Another year another generation of Intel processors, or at least that’s what we’ve come to expect from a company that prides itself on its engineering prowess.

But the fifth generation of Intel’s Core series of processors (known as Broadwell) has all but been delayed into 2015, making their entry to the CES party a lot bigger than was initially anticipated.

Ahead of its press conference later in the week Intel showed off some details on its ‘Broadwell U’ chips which will more than likely find their way into almost every mid to high end notebook that you see over the next year. There are 17 chips in total that were announced, all of the in dual core configuration, ranging all the way from the budget Celeron and Pentium lines up through the high end Core i7 processors.

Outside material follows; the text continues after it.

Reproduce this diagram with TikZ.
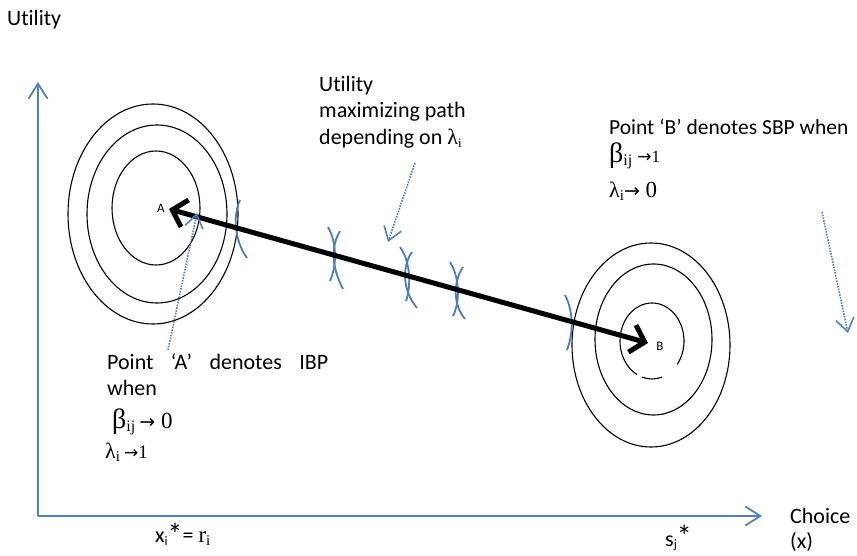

Intel’s product cycle is known as the tick-tock cycle. A tick being the shrinking of the transistors inside a processor architecture (design) down to a smaller size and therefore being able to fit more of them onto a single die (the whole processor), and a tock representing the introduction of a new architecture that brings a more drastic change to the operation of the processor as a whole.

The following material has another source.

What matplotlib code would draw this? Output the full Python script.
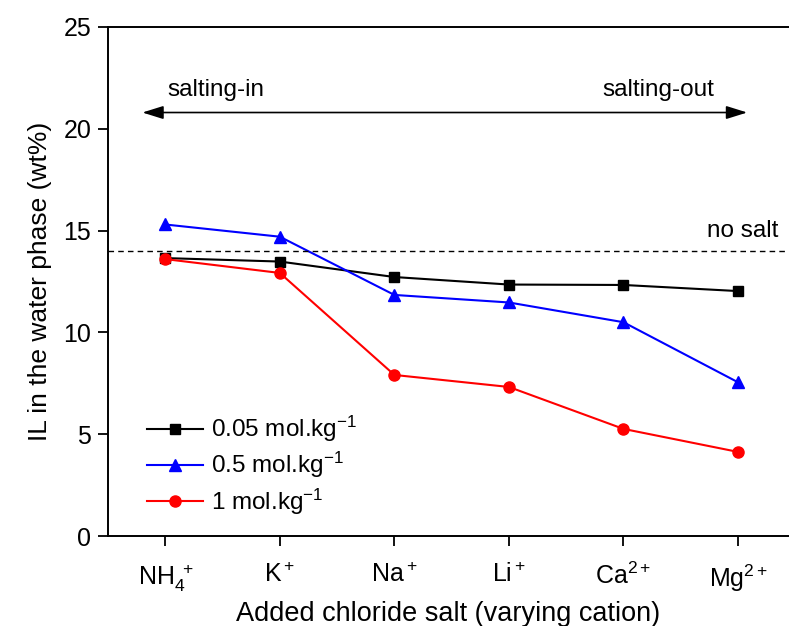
import matplotlib
matplotlib.use("Agg")
import matplotlib.pyplot as plt

plt.rcParams['font.family'] = ['Liberation Sans', 'DejaVu Sans']
plt.rcParams['mathtext.fontset'] = 'custom'
plt.rcParams['mathtext.rm'] = 'Liberation Sans'
plt.rcParams['mathtext.it'] = 'Liberation Sans'

# Data
cations = [r'$\mathregular{NH_4^{\ +}}$', r'$\mathregular{K^+}$', r'$\mathregular{Na^+}$',
           r'$\mathregular{Li^+}$', r'$\mathregular{Ca^{2+}}$', r'$\mathregular{Mg^{2+}}$']
low_conc = [13.65, 13.48, 12.72, 12.35, 12.33, 12.03]
mid_conc = [15.3, 14.7, 11.84, 11.47, 10.5, 7.55]
high_conc = [13.6, 12.92, 7.91, 7.32, 5.26, 4.13]
no_salt = 14.0

fig = plt.figure(figsize=(7.89, 6.26), dpi=100)
ax = fig.add_axes([108 / 789, 90 / 626, 681 / 789, 509 / 626])

x = list(range(len(cations)))
ax.plot(x, low_conc, '-s', color='black', lw=1.5, ms=7.5, label=r'0.05 mol.kg$^{\mathregular{-1}}$')
ax.plot(x, mid_conc, '-^', color='blue', lw=1.5, ms=9, label=r'0.5 mol.kg$^{\mathregular{-1}}$')
ax.plot(x, high_conc, '-o', color='red', lw=1.5, ms=8, label=r'1 mol.kg$^{\mathregular{-1}}$')

ax.axhline(no_salt, color='black', ls='--', lw=1, dashes=(4, 3))
ax.text(5.35, 14.45, 'no salt', ha='right', va='bottom', fontsize=17.5)

# salting-in / salting-out arrow
ax.annotate('', xy=(-0.2, 20.8), xytext=(5.08, 20.8),
            arrowprops=dict(arrowstyle='<|-|>,head_length=0.8,head_width=0.25',
                            color='black', lw=1.2, mutation_scale=16, shrinkA=0, shrinkB=0))
ax.text(0.02, 21.35, 'salting-in', ha='left', va='bottom', fontsize=17.5)
ax.text(4.79, 21.35, 'salting-out', ha='right', va='bottom', fontsize=17.5)

ax.set_xlim(-0.5, 5.445)
ax.set_ylim(0, 25)
ax.set_xticks(x)
ax.set_xticklabels(cations)
ax.set_yticks([0, 5, 10, 15, 20, 25])
ax.tick_params(direction='out', length=7, width=1.3, labelsize=18, pad=5)
ax.tick_params(axis='x', pad=12)
ax.spines['right'].set_visible(False)
for s in ['left', 'bottom', 'top']:
    ax.spines[s].set_linewidth(1.4)

ax.set_xlabel('Added chloride salt (varying cation)', fontsize=19.5, labelpad=5)
ax.set_ylabel('IL in the water phase (wt%)', fontsize=19, labelpad=8)

ax.legend(loc='lower left', bbox_to_anchor=(0.025, -0.005), frameon=False, fontsize=17.5,
          handlelength=2.3, handletextpad=0.35, labelspacing=0.25)

fig.savefig('out.png', dpi=100)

Broadwell is a tick, a shrink of each individual transistor down to just 14nm while still utilising the same processor architecture introduced in Intel’s Haswell chips which brought massive gains in both graphics performance and battery life. Broadwell continues the increases in those two areas with battery life claimed to be up to 90 minutes longer on video playback when compared to the same Haswell part.

Speaking of the graphics prowess, a Broadwell chip is now anywhere between 50%-66% GPU when looking at the total area of the die. Broadwell will be using the same lingo when identifying the different levels of its on-chip graphics packages namely that of Iris and Iris Pro, although chips featuring the latter have yet to be announced as they are all likely to be quad core parts.